▸ Task prompt:
Pictures are not part of the copy. Retype the lines from the first one through the line that contains "extent=[n_groups[0] - 0.5, n_groups[-1]".

··········

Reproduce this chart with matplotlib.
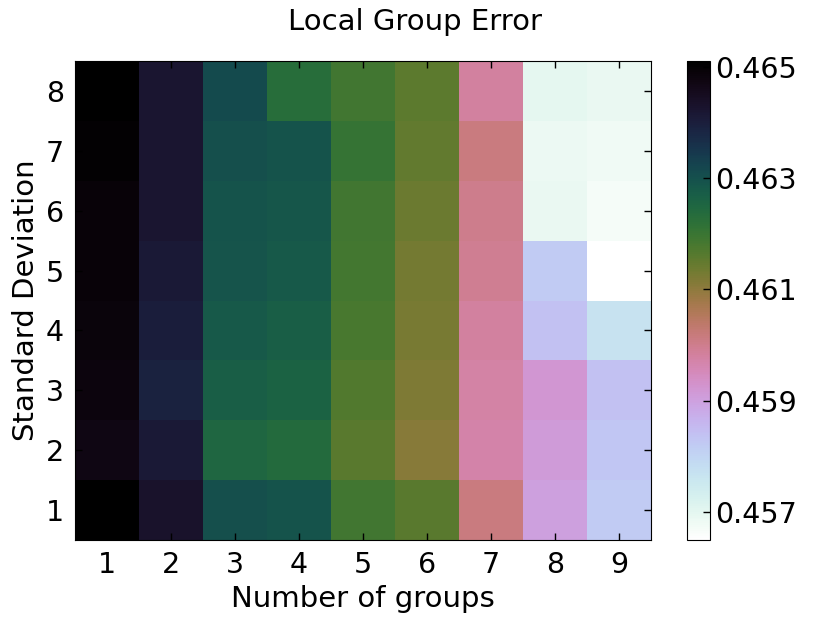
import matplotlib
matplotlib.use('Agg')
import matplotlib.pyplot as plt
import numpy as np

# Данные: строки = стандартное отклонение 1..8, столбцы = число групп 1..9
n_groups = [1, 2, 3, 4, 5, 6, 7, 8, 9]
std_dev = [1, 2, 3, 4, 5, 6, 7, 8]

sd1 = [0.46510, 0.46430, 0.46300, 0.46295, 0.46190, 0.46160, 0.46015, 0.45900, 0.45820]
sd2 = [0.46470, 0.46410, 0.46250, 0.46240, 0.46160, 0.46110, 0.45970, 0.45910, 0.45830]
sd3 = [0.46480, 0.46390, 0.46270, 0.46260, 0.46170, 0.46120, 0.45975, 0.45920, 0.45840]
sd4 = [0.46485, 0.46400, 0.46280, 0.46270, 0.46180, 0.46125, 0.45980, 0.45840, 0.45770]
sd5 = [0.46490, 0.46410, 0.46290, 0.46280, 0.46185, 0.46130, 0.45995, 0.45820, 0.45650]
sd6 = [0.46490, 0.46420, 0.46295, 0.46285, 0.46190, 0.46140, 0.46000, 0.45690, 0.45670]
sd7 = [0.46500, 0.46420, 0.46300, 0.46295, 0.46205, 0.46150, 0.46015, 0.45685, 0.45680]
sd8 = [0.46510, 0.46420, 0.46310, 0.46230, 0.46190, 0.46155, 0.45980, 0.45700, 0.45690]

error = np.array([sd1, sd2, sd3, sd4, sd5, sd6, sd7, sd8])

cbar_ticks = [0.457, 0.459, 0.461, 0.463, 0.465]

fs = 20.5
fig = plt.figure(figsize=(8.3, 6.23), dpi=100)
ax = fig.add_axes([0.0904, 0.1332, 0.6939, 0.7688])
cax = fig.add_axes([0.8277, 0.1332, 0.0277, 0.7688])

im = ax.imshow(error, cmap='cubehelix_r', origin='lower', aspect='auto',
               interpolation='nearest',
               extent=[n_groups[0] - 0.5, n_groups[-1] + 0.5, std_dev[0] - 0.5, std_dev[-1] + 0.5])

ax.set_xticks(n_groups)
ax.set_yticks(std_dev)
ax.tick_params(direction='in', top=True, right=True, length=5, width=1,
               labelsize=fs, pad=8)
ax.set_xlabel('Number of groups', fontsize=21)
ax.set_ylabel('Standard Deviation', fontsize=21)
fig.suptitle('Local Group Error', fontsize=21, x=0.5, y=0.965, va='center')

cb = fig.colorbar(im, cax=cax, ticks=cbar_ticks)
cb.ax.tick_params(direction='in', length=5, width=1, labelsize=fs, pad=4)
cb.ax.set_yticklabels(['%.3f' % t for t in cbar_ticks])

fig.savefig('out.png', dpi=100)
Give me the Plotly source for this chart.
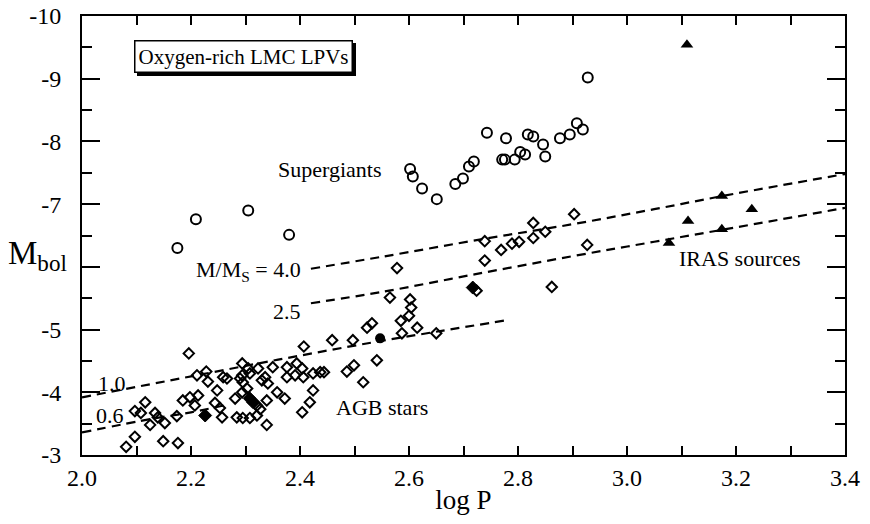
import plotly.graph_objects as go

# ---------------- data ----------------
agb_x = [2.081, 2.097, 2.116, 2.097, 2.108, 2.125, 2.134, 2.139, 2.152, 2.149, 2.176, 2.174,
         2.196, 2.185, 2.198, 2.213, 2.207, 2.211, 2.228, 2.231, 2.244, 2.248, 2.253, 2.257,
         2.259, 2.266, 2.281, 2.284, 2.294, 2.294, 2.295, 2.303, 2.305, 2.308, 2.295, 2.308,
         2.321, 2.323, 2.330, 2.336, 2.341, 2.321, 2.327, 2.339, 2.339, 2.350, 2.358, 2.372,
         2.376, 2.394, 2.404, 2.376, 2.391, 2.406, 2.424, 2.437, 2.444, 2.424, 2.418, 2.404,
         2.407, 2.459, 2.486, 2.499, 2.497, 2.516, 2.523, 2.532, 2.541, 2.578, 2.565, 2.602,
         2.604, 2.600, 2.585, 2.615, 2.587, 2.650, 2.739, 2.739, 2.769, 2.789, 2.802, 2.828,
         2.828, 2.850, 2.903, 2.927, 2.862, 2.290, 2.294, 2.724]
agb_y = [-3.13, -3.29, -3.84, -3.70, -3.67, -3.48, -3.67, -3.60, -3.51, -3.22, -3.19, -3.62,
         -4.62, -3.87, -3.92, -3.95, -3.79, -4.27, -4.33, -4.17, -3.83, -4.03, -3.75, -3.60,
         -4.24, -4.22, -3.90, -3.60, -4.46, -4.27, -4.16, -4.06, -4.38, -4.30, -3.59, -3.59,
         -3.63, -4.38, -4.19, -4.24, -4.14, -3.79, -3.73, -3.87, -3.48, -4.40, -4.00, -3.90,
         -4.40, -4.46, -4.38, -4.24, -4.27, -4.24, -4.30, -4.32, -4.32, -4.03, -3.84, -3.68,
         -4.73, -4.83, -4.33, -4.43, -4.83, -4.16, -5.03, -5.10, -4.51, -5.98, -5.51, -5.48,
         -5.35, -5.22, -5.14, -5.03, -4.94, -4.94, -6.41, -6.10, -6.27, -6.37, -6.40, -6.70,
         -6.46, -6.56, -6.84, -6.35, -5.68, -4.22, -4.00, -5.62]

agb_filled_x = [2.226, 2.308, 2.314, 2.717]
agb_filled_y = [-3.63, -3.90, -3.84, -5.67]

agb_dot_x = [2.547]
agb_dot_y = [-4.86]

sg_x = [2.175, 2.209, 2.305, 2.380, 2.602, 2.607, 2.624, 2.651, 2.685, 2.699, 2.710, 2.719,
        2.743, 2.771, 2.776, 2.794, 2.778, 2.804, 2.813, 2.818, 2.828, 2.846, 2.850, 2.877,
        2.895, 2.908, 2.919, 2.928]
sg_y = [-6.30, -6.76, -6.90, -6.51, -7.56, -7.44, -7.25, -7.08, -7.32, -7.41, -7.60, -7.68,
        -8.14, -7.71, -7.71, -7.71, -8.05, -7.83, -7.79, -8.11, -8.08, -7.95, -7.76, -8.05,
        -8.11, -8.29, -8.19, -9.02]

iras_x = [3.110, 3.174, 3.112, 3.229, 3.174, 3.077]
iras_y = [-9.54, -7.13, -6.73, -6.92, -6.60, -6.38]

track40_x = [2.42, 2.55, 2.74, 2.90, 3.05, 3.20, 3.40]
track40_y = [-5.97, -6.16, -6.45, -6.68, -6.92, -7.17, -7.48]
track25_x = [2.42, 2.55, 2.72, 2.90, 3.05, 3.20, 3.40]
track25_y = [-5.42, -5.60, -5.88, -6.17, -6.40, -6.63, -6.94]
track10_x = [2.00, 2.18, 2.36, 2.53, 2.66, 2.78]
track10_y = [-3.92, -4.22, -4.52, -4.79, -4.98, -5.15]
track06_x = [2.00, 2.13, 2.20, 2.26]
track06_y = [-3.36, -3.58, -3.68, -3.79]

x_ticks = [2.0, 2.2, 2.4, 2.6, 2.8, 3.0, 3.2, 3.4]
x_ticklabels = ["2.0", "2.2", "2.4", "2.6", "2.8", "3.0", "3.2", "3.4"]
y_ticks = [-10, -9, -8, -7, -6, -5, -4, -3]
# the -6 label position is taken by the M_bol axis title in the original
y_ticklabels = ["-10", "-9", "-8", "-7", "", "-5", "-4", "-3"]

x_range = [2.0, 3.4]
y_range = [-3, -10]

FONT = "Liberation Serif"

fig = go.Figure()

dash_style = dict(color="black", width=2.2, dash="9px,6px")
for tx, ty in [(track40_x, track40_y), (track25_x, track25_y),
               (track10_x, track10_y), (track06_x, track06_y)]:
    fig.add_trace(go.Scatter(x=tx, y=ty, mode="lines", line=dict(shape="spline", **dash_style),
                             hoverinfo="skip", showlegend=False))

fig.add_trace(go.Scatter(x=agb_x, y=agb_y, mode="markers", showlegend=False,
                         marker=dict(symbol="diamond-open", size=8, color="black",
                                     line=dict(width=2, color="black"))))
fig.add_trace(go.Scatter(x=agb_filled_x, y=agb_filled_y, mode="markers", showlegend=False,
                         marker=dict(symbol="diamond", size=10, color="black",
                                     line=dict(width=1, color="black"))))
fig.add_trace(go.Scatter(x=agb_dot_x, y=agb_dot_y, mode="markers", showlegend=False,
                         marker=dict(symbol="circle", size=10, color="black")))
fig.add_trace(go.Scatter(x=sg_x, y=sg_y, mode="markers", showlegend=False,
                         marker=dict(symbol="circle-open", size=10, color="black",
                                     line=dict(width=2, color="black"))))
fig.add_trace(go.Scatter(x=iras_x, y=iras_y, mode="markers", showlegend=False,
                         marker=dict(symbol="triangle-up", size=11, color="black")))

txt = dict(family=FONT, size=22, color="black")
annos = [
    dict(x=2.455, y=-7.56, text="Supergiants"),
    dict(x=2.550, y=-3.75, text="AGB stars"),
    dict(x=3.207, y=-6.13, text="IRAS sources"),
    dict(x=2.305, y=-5.93, text="M/M<sub>S</sub> = 4.0"),
    dict(x=2.376, y=-5.29, text="2.5"),
    dict(x=2.055, y=-4.14, text="1.0"),
    dict(x=2.051, y=-3.63, text="0.6"),
]
for a in annos:
    fig.add_annotation(x=a["x"], y=a["y"], text=a["text"], showarrow=False, font=txt,
                       xref="x", yref="y", xanchor="center", yanchor="middle")

# title box with shadow
box_text = "Oxygen-rich LMC LPVs"
for shift, bg in [(3, "black"), (0, "white")]:
    fig.add_annotation(x=2.297, y=-9.35, text=box_text, showarrow=False,
                       font=dict(family=FONT, size=21, color="black"),
                       bgcolor=bg, bordercolor="black", borderwidth=1.5, borderpad=3,
                       xshift=shift, yshift=-shift, xanchor="center", yanchor="middle")

# y-axis title (horizontal)
fig.add_annotation(xref="paper", yref="paper", x=-0.1, y=0.455, showarrow=False,
                   xanchor="left", yanchor="middle",
                   text="M<sub>bol</sub>", font=dict(family=FONT, size=33, color="black"))

# the page body adds an 8px offset; compensate so the plot area sits where it should
fig.update_layout(
    width=862, height=516,
    margin=dict(l=74, r=25, t=8, b=69, autoexpand=False),
    paper_bgcolor="white", plot_bgcolor="white",
    font=dict(family=FONT, color="black"),
    xaxis=dict(range=x_range, tickmode="array", tickvals=x_ticks, ticktext=x_ticklabels,
               ticks="inside", ticklen=9, tickwidth=1.5, tickcolor="black",
               minor=dict(dtick=0.1, tick0=2.0, ticks="inside", ticklen=9, tickwidth=1.5,
                          tickcolor="black"),
               showline=True, linecolor="black", linewidth=2, mirror="allticks",
               showgrid=False, zeroline=False, automargin=False, ticklabeloverflow="allow",
               tickfont=dict(family=FONT, size=24),
               title=dict(text="log P", font=dict(family=FONT, size=27), standoff=0)),
    yaxis=dict(range=y_range, tickmode="array", tickvals=y_ticks, ticktext=y_ticklabels,
               ticks="inside", ticklen=18, tickwidth=1.5, tickcolor="black",
               minor=dict(dtick=0.5, tick0=-10, ticks="inside", ticklen=10, tickwidth=1.5,
                          tickcolor="black"),
               showline=True, linecolor="black", linewidth=2, mirror="allticks",
               showgrid=False, zeroline=False, automargin=False, ticklabelstandoff=14,
               ticklabeloverflow="allow",
               tickfont=dict(family=FONT, size=24)),
)

fig.write_html("out.html")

··········

▸ Solution for this task:
Reproduce this chart with matplotlib.
import matplotlib
matplotlib.use('Agg')
import matplotlib.pyplot as plt
import numpy as np

# Данные: строки = стандартное отклонение 1..8, столбцы = число групп 1..9
n_groups = [1, 2, 3, 4, 5, 6, 7, 8, 9]
std_dev = [1, 2, 3, 4, 5, 6, 7, 8]

sd1 = [0.46510, 0.46430, 0.46300, 0.46295, 0.46190, 0.46160, 0.46015, 0.45900, 0.45820]
sd2 = [0.46470, 0.46410, 0.46250, 0.46240, 0.46160, 0.46110, 0.45970, 0.45910, 0.45830]
sd3 = [0.46480, 0.46390, 0.46270, 0.46260, 0.46170, 0.46120, 0.45975, 0.45920, 0.45840]
sd4 = [0.46485, 0.46400, 0.46280, 0.46270, 0.46180, 0.46125, 0.45980, 0.45840, 0.45770]
sd5 = [0.46490, 0.46410, 0.46290, 0.46280, 0.46185, 0.46130, 0.45995, 0.45820, 0.45650]
sd6 = [0.46490, 0.46420, 0.46295, 0.46285, 0.46190, 0.46140, 0.46000, 0.45690, 0.45670]
sd7 = [0.46500, 0.46420, 0.46300, 0.46295, 0.46205, 0.46150, 0.46015, 0.45685, 0.45680]
sd8 = [0.46510, 0.46420, 0.46310, 0.46230, 0.46190, 0.46155, 0.45980, 0.45700, 0.45690]

error = np.array([sd1, sd2, sd3, sd4, sd5, sd6, sd7, sd8])

cbar_ticks = [0.457, 0.459, 0.461, 0.463, 0.465]

fs = 20.5
fig = plt.figure(figsize=(8.3, 6.23), dpi=100)
ax = fig.add_axes([0.0904, 0.1332, 0.6939, 0.7688])
cax = fig.add_axes([0.8277, 0.1332, 0.0277, 0.7688])

im = ax.imshow(error, cmap='cubehelix_r', origin='lower', aspect='auto',
               interpolation='nearest',
               extent=[n_groups[0] - 0.5, n_groups[-1] + 0.5, std_dev[0] - 0.5, std_dev[-1] + 0.5])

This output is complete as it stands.